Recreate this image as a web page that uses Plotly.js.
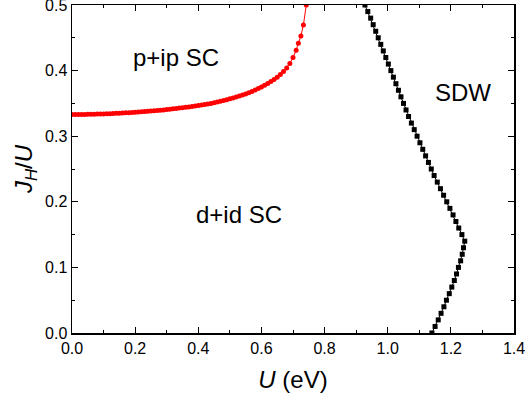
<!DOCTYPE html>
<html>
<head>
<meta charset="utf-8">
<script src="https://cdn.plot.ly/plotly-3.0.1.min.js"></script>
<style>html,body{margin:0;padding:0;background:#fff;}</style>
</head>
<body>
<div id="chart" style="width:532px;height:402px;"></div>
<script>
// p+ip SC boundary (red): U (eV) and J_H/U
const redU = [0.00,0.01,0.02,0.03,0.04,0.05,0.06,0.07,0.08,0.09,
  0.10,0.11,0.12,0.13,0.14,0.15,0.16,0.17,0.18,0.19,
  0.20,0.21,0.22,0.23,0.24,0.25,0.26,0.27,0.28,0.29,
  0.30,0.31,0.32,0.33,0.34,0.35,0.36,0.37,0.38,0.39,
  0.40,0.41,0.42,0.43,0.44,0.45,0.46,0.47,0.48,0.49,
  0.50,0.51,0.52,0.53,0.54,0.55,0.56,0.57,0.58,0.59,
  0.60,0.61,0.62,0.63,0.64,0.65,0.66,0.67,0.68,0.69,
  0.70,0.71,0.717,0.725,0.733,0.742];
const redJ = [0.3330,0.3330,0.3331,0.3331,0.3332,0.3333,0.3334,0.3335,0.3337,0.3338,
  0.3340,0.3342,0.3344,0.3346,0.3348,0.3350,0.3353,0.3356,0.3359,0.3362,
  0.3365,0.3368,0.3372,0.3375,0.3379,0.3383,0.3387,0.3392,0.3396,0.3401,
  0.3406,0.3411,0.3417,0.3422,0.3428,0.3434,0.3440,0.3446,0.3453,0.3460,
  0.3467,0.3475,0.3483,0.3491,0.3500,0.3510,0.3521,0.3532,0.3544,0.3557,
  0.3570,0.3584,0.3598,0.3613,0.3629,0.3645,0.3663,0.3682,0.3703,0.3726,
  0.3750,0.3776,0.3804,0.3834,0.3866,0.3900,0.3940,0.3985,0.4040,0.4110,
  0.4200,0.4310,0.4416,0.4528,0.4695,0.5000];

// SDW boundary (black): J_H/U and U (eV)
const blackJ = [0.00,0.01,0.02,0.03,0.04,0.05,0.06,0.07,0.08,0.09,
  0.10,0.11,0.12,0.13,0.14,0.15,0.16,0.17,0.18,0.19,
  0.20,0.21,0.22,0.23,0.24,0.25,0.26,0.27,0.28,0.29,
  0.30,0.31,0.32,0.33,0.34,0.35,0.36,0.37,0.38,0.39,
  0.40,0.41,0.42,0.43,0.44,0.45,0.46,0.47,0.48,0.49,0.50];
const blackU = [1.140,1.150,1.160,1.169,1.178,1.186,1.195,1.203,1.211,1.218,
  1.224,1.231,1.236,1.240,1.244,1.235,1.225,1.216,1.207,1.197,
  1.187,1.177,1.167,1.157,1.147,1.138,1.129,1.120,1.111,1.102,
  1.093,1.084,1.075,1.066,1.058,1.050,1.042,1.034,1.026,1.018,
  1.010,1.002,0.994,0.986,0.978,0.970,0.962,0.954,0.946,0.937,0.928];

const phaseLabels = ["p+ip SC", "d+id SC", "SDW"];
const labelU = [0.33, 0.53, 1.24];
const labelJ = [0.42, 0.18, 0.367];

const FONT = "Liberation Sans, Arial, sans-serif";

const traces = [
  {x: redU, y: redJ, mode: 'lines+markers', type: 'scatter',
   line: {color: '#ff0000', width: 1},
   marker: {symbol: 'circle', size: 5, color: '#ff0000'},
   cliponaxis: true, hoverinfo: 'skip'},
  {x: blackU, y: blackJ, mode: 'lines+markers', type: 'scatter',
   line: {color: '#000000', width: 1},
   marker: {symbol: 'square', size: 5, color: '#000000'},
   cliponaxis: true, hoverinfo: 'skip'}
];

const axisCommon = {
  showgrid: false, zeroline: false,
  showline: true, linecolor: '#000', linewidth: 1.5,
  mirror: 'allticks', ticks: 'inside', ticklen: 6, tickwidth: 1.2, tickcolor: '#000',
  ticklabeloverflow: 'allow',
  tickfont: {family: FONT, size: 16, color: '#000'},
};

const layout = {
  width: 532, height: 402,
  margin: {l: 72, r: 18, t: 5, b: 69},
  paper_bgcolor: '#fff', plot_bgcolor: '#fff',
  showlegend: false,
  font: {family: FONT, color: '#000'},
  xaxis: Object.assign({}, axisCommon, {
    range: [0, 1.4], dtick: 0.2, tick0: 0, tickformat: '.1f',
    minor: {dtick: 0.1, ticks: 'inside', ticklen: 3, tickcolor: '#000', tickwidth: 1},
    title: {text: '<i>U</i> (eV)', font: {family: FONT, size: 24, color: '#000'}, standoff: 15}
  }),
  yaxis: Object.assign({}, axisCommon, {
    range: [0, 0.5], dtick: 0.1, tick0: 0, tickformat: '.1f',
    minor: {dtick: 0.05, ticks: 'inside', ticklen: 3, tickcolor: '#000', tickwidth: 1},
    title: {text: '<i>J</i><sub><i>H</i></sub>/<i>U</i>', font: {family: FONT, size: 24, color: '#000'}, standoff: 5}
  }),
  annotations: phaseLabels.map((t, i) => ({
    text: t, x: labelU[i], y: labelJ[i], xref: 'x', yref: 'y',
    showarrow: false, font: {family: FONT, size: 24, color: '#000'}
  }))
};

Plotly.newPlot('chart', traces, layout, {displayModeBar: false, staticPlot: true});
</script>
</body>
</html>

_WRITTEN PROBLEM:_ Omit the pictures, then output the rest of the listing exactly.

_ANSWER IN FULL:_
Recreate this image as a web page that uses Plotly.js.
<!DOCTYPE html>
<html>
<head>
<meta charset="utf-8">
<script src="https://cdn.plot.ly/plotly-3.0.1.min.js"></script>
<style>html,body{margin:0;padding:0;background:#fff;}</style>
</head>
<body>
<div id="chart" style="width:532px;height:402px;"></div>
<script>
// p+ip SC boundary (red): U (eV) and J_H/U
const redU = [0.00,0.01,0.02,0.03,0.04,0.05,0.06,0.07,0.08,0.09,
  0.10,0.11,0.12,0.13,0.14,0.15,0.16,0.17,0.18,0.19,
  0.20,0.21,0.22,0.23,0.24,0.25,0.26,0.27,0.28,0.29,
  0.30,0.31,0.32,0.33,0.34,0.35,0.36,0.37,0.38,0.39,
  0.40,0.41,0.42,0.43,0.44,0.45,0.46,0.47,0.48,0.49,
  0.50,0.51,0.52,0.53,0.54,0.55,0.56,0.57,0.58,0.59,
  0.60,0.61,0.62,0.63,0.64,0.65,0.66,0.67,0.68,0.69,
  0.70,0.71,0.717,0.725,0.733,0.742];
const redJ = [0.3330,0.3330,0.3331,0.3331,0.3332,0.3333,0.3334,0.3335,0.3337,0.3338,
  0.3340,0.3342,0.3344,0.3346,0.3348,0.3350,0.3353,0.3356,0.3359,0.3362,
  0.3365,0.3368,0.3372,0.3375,0.3379,0.3383,0.3387,0.3392,0.3396,0.3401,
  0.3406,0.3411,0.3417,0.3422,0.3428,0.3434,0.3440,0.3446,0.3453,0.3460,
  0.3467,0.3475,0.3483,0.3491,0.3500,0.3510,0.3521,0.3532,0.3544,0.3557,
  0.3570,0.3584,0.3598,0.3613,0.3629,0.3645,0.3663,0.3682,0.3703,0.3726,
  0.3750,0.3776,0.3804,0.3834,0.3866,0.3900,0.3940,0.3985,0.4040,0.4110,
  0.4200,0.4310,0.4416,0.4528,0.4695,0.5000];

// SDW boundary (black): J_H/U and U (eV)
const blackJ = [0.00,0.01,0.02,0.03,0.04,0.05,0.06,0.07,0.08,0.09,
  0.10,0.11,0.12,0.13,0.14,0.15,0.16,0.17,0.18,0.19,
  0.20,0.21,0.22,0.23,0.24,0.25,0.26,0.27,0.28,0.29,
  0.30,0.31,0.32,0.33,0.34,0.35,0.36,0.37,0.38,0.39,
  0.40,0.41,0.42,0.43,0.44,0.45,0.46,0.47,0.48,0.49,0.50];
const blackU = [1.140,1.150,1.160,1.169,1.178,1.186,1.195,1.203,1.211,1.218,
  1.224,1.231,1.236,1.240,1.244,1.235,1.225,1.216,1.207,1.197,
  1.187,1.177,1.167,1.157,1.147,1.138,1.129,1.120,1.111,1.102,
  1.093,1.084,1.075,1.066,1.058,1.050,1.042,1.034,1.026,1.018,
  1.010,1.002,0.994,0.986,0.978,0.970,0.962,0.954,0.946,0.937,0.928];

const phaseLabels = ["p+ip SC", "d+id SC", "SDW"];
const labelU = [0.33, 0.53, 1.24];
const labelJ = [0.42, 0.18, 0.367];

const FONT = "Liberation Sans, Arial, sans-serif";

const traces = [
  {x: redU, y: redJ, mode: 'lines+markers', type: 'scatter',
   line: {color: '#ff0000', width: 1},
   marker: {symbol: 'circle', size: 5, color: '#ff0000'},
   cliponaxis: true, hoverinfo: 'skip'},
  {x: blackU, y: blackJ, mode: 'lines+markers', type: 'scatter',
   line: {color: '#000000', width: 1},
   marker: {symbol: 'square', size: 5, color: '#000000'},
   cliponaxis: true, hoverinfo: 'skip'}
];

const axisCommon = {
  showgrid: false, zeroline: false,
  showline: true, linecolor: '#000', linewidth: 1.5,
  mirror: 'allticks', ticks: 'inside', ticklen: 6, tickwidth: 1.2, tickcolor: '#000',
  ticklabeloverflow: 'allow',
  tickfont: {family: FONT, size: 16, color: '#000'},
};

const layout = {
  width: 532, height: 402,
  margin: {l: 72, r: 18, t: 5, b: 69},
  paper_bgcolor: '#fff', plot_bgcolor: '#fff',
  showlegend: false,
  font: {family: FONT, color: '#000'},
  xaxis: Object.assign({}, axisCommon, {
    range: [0, 1.4], dtick: 0.2, tick0: 0, tickformat: '.1f',
    minor: {dtick: 0.1, ticks: 'inside', ticklen: 3, tickcolor: '#000', tickwidth: 1},
    title: {text: '<i>U</i> (eV)', font: {family: FONT, size: 24, color: '#000'}, standoff: 15}
  }),
  yaxis: Object.assign({}, axisCommon, {
    range: [0, 0.5], dtick: 0.1, tick0: 0, tickformat: '.1f',
    minor: {dtick: 0.05, ticks: 'inside', ticklen: 3, tickcolor: '#000', tickwidth: 1},
    title: {text: '<i>J</i><sub><i>H</i></sub>/<i>U</i>', font: {family: FONT, size: 24, color: '#000'}, standoff: 5}
  }),
  annotations: phaseLabels.map((t, i) => ({
    text: t, x: labelU[i], y: labelJ[i], xref: 'x', yref: 'y',
    showarrow: false, font: {family: FONT, size: 24, color: '#000'}
  }))
};

Plotly.newPlot('chart', traces, layout, {displayModeBar: false, staticPlot: true});
</script>
</body>
</html>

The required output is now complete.